Sluggish growth and rising inflation put the Fed into a difficult situation.

Money experts at the regulator seem to do it sooner rather than later, says economist Irwin Kellner. 

"They would like to wean the markets as well as the economy off easy money and return rates to a 'normal' level," he writes adding that Fed officials also want to safeguard against a growing inflation.

Meanwhile, “core,” or underlying, rate of inflation is already edging up, thanks to rising prices of housing and health care. If oil prices continue to rise and the dollar takes a tumble, there is a possibility of a more upward push.

The analyst sees the main problem in the slow economic growth in the first three months of the year. GDP in the first quarter barely expanded while April’s data look soft as well. Employment growth slowed while spending by both business and consumers slackened as well.

Lifting rate hike now - no matter how small - could worsen the sluggishness in the real economy by hurting the nascent rebound in the housing sector. And it could very well deflate the bubbly stock market, Kellner says.

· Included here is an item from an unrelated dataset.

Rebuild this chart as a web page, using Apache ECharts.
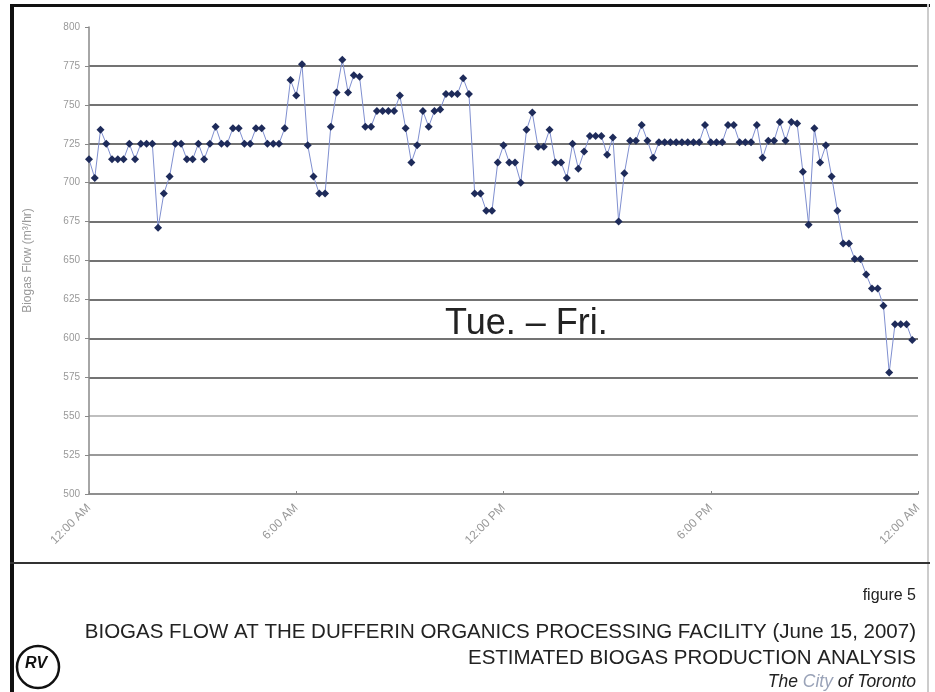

Every move the Fed makes is scrutinized and every word is parsed for a hint of a change in monetary policy, thus it has to be very careful.

Markets will breathe easier once the bank move rates higher. At the end of the day, rates will still be very low, much liquidity will stay in the banking system and the Fed's balance sheet will still be swollen. Equities will meanwhile remain richly priced.

Therefore, what do the policy makers wait for? Is there any more data on the real economy? Statistics are released regularly, and they sometimes show different stories. This can be applicable to inflation: lots of data subject to conflicting interpretations.

Stock prices are an unreliable indicator, and the Fed should not be worried about the reaction of the stock market. Stock prices are derived emotionally and are subject to mood fluctuations, Kellner writes. As the great economist Paul Samuelson once said, “The stock market has called nine of the last five recessions.”

The longer the Fed waits before lifting interest rates, the more weighty its decision will appear to be. By then, it will be a matter of much ado about nothing.